##### Data segment

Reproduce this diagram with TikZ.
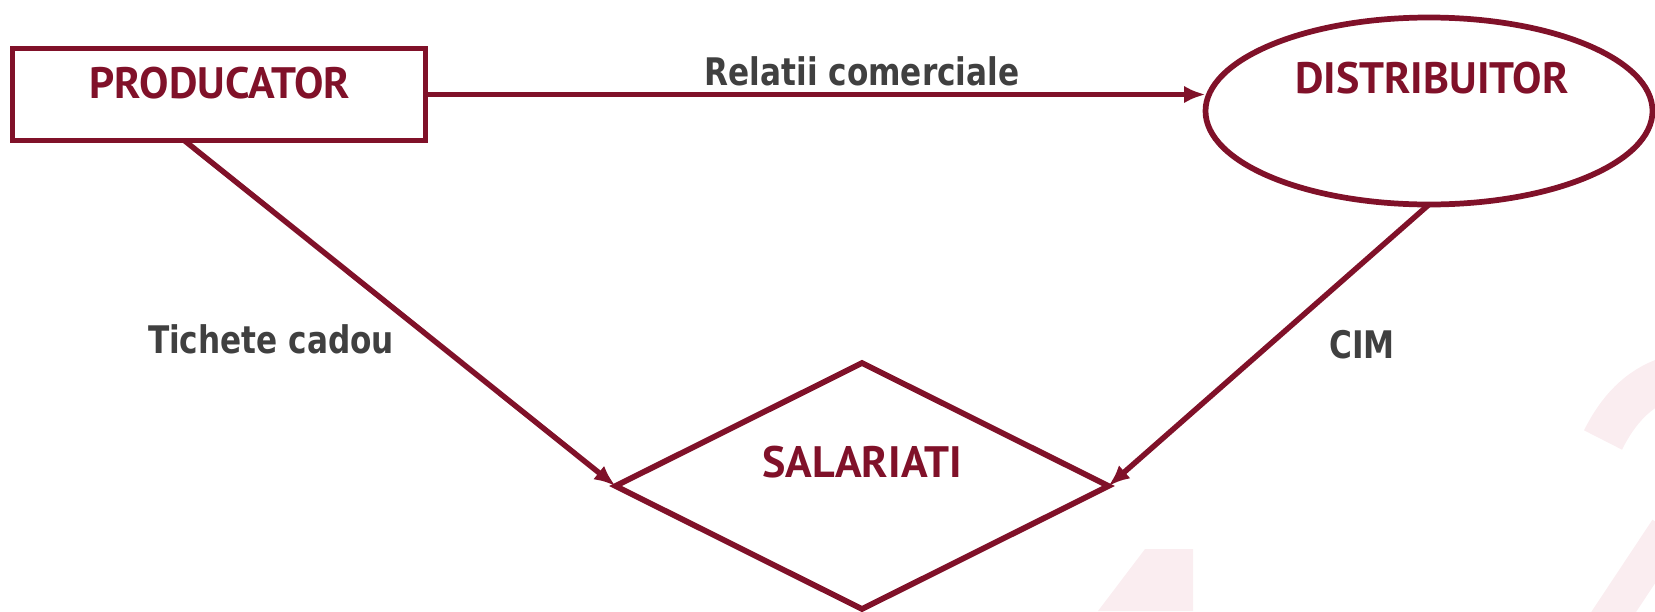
\documentclass[tikz,border=0pt]{standalone}
\usepackage{fontspec}
\usepackage{tikz}
\usetikzlibrary{shapes,arrows,arrows.meta,positioning,calc}
\newfontfamily\boxfont{PT Sans}
\newfontfamily\edgefont{DejaVu Sans}[FakeStretch=0.82]
\definecolor{wine}{RGB}{128,17,41}
\definecolor{edgegray}{RGB}{64,64,64}
\definecolor{wmpink}{RGB}{250,237,240}

\begin{document}
\begin{tikzpicture}[x=0.75pt, y=-0.75pt, >={Latex[length=16pt,width=13pt]},
  shapebox/.style={draw=wine, line width=4.3pt, inner sep=0pt, outer sep=0pt},
  nametext/.style={text=wine, font=\boxfont\bfseries\fontsize{33}{39}\selectfont, inner sep=0pt, anchor=base},
  edgetext/.style={text=edgegray, font=\edgefont\bfseries\fontsize{28.5}{34}\selectfont, inner sep=0pt, anchor=base},
  link/.style={->, draw=wine, line width=4.1pt}]
  \useasboundingbox (0,0) rectangle (1655,611);
  \fill [wmpink] (1098,611) -- (1145,549) -- (1193,549) -- (1193,611) -- cycle;
  \draw [wmpink, line width=32pt] (1603,440) .. controls (1618,410) and (1638,388) .. (1668,378);
  \draw [wmpink, line width=28pt] (1605,625) -- (1668,530);

  \node [shapebox, rectangle, minimum width=309.75pt, minimum height=69pt] (prod) at (219,94.5) {};
  \node [shapebox, ellipse, minimum width=335.25pt, minimum height=140.25pt] (dist) at (1429,111) {};
  \node [shapebox, diamond, minimum width=369.75pt, minimum height=184.5pt] (sal) at (862,486) {};

  \node [nametext] (prodname) at ($(prod.center)+(1,3.5)$) {PRODUCATOR};
  \node [nametext] (distname) at ($(dist.center)+(3,-18)$) {DISTRIBUITOR};
  \node [nametext] (salname) at ($(sal.center)+(0,-9)$) {SALARIATI};

  \draw [link] (prod.east) -- (prod.east -| dist.west);
  \draw [link] (prod.233.5) -- (sal.west);
  \draw [link] (dist.south) -- (sal.east);

  \node [edgetext] (relatii) at (862,85) {Relatii comerciale};
  \node [edgetext] (tichete) at (271,353) {Tichete cadou};
  \node [edgetext] (cim) at (1362,358) {CIM};
\end{tikzpicture}
\end{document}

##########

Instructions for the task — Give the material again exactly as it is, but keep the pictures out.

Solution for this problem —
Reproduce this diagram with TikZ.
\documentclass[tikz,border=0pt]{standalone}
\usepackage{fontspec}
\usepackage{tikz}
\usetikzlibrary{shapes,arrows,arrows.meta,positioning,calc}
\newfontfamily\boxfont{PT Sans}
\newfontfamily\edgefont{DejaVu Sans}[FakeStretch=0.82]
\definecolor{wine}{RGB}{128,17,41}
\definecolor{edgegray}{RGB}{64,64,64}
\definecolor{wmpink}{RGB}{250,237,240}

\begin{document}
\begin{tikzpicture}[x=0.75pt, y=-0.75pt, >={Latex[length=16pt,width=13pt]},
  shapebox/.style={draw=wine, line width=4.3pt, inner sep=0pt, outer sep=0pt},
  nametext/.style={text=wine, font=\boxfont\bfseries\fontsize{33}{39}\selectfont, inner sep=0pt, anchor=base},
  edgetext/.style={text=edgegray, font=\edgefont\bfseries\fontsize{28.5}{34}\selectfont, inner sep=0pt, anchor=base},
  link/.style={->, draw=wine, line width=4.1pt}]
  \useasboundingbox (0,0) rectangle (1655,611);
  \fill [wmpink] (1098,611) -- (1145,549) -- (1193,549) -- (1193,611) -- cycle;
  \draw [wmpink, line width=32pt] (1603,440) .. controls (1618,410) and (1638,388) .. (1668,378);
  \draw [wmpink, line width=28pt] (1605,625) -- (1668,530);

  \node [shapebox, rectangle, minimum width=309.75pt, minimum height=69pt] (prod) at (219,94.5) {};
  \node [shapebox, ellipse, minimum width=335.25pt, minimum height=140.25pt] (dist) at (1429,111) {};
  \node [shapebox, diamond, minimum width=369.75pt, minimum height=184.5pt] (sal) at (862,486) {};

  \node [nametext] (prodname) at ($(prod.center)+(1,3.5)$) {PRODUCATOR};
  \node [nametext] (distname) at ($(dist.center)+(3,-18)$) {DISTRIBUITOR};
  \node [nametext] (salname) at ($(sal.center)+(0,-9)$) {SALARIATI};

  \draw [link] (prod.east) -- (prod.east -| dist.west);
  \draw [link] (prod.233.5) -- (sal.west);
  \draw [link] (dist.south) -- (sal.east);

  \node [edgetext] (relatii) at (862,85) {Relatii comerciale};
  \node [edgetext] (tichete) at (271,353) {Tichete cadou};
  \node [edgetext] (cim) at (1362,358) {CIM};
\end{tikzpicture}
\end{document}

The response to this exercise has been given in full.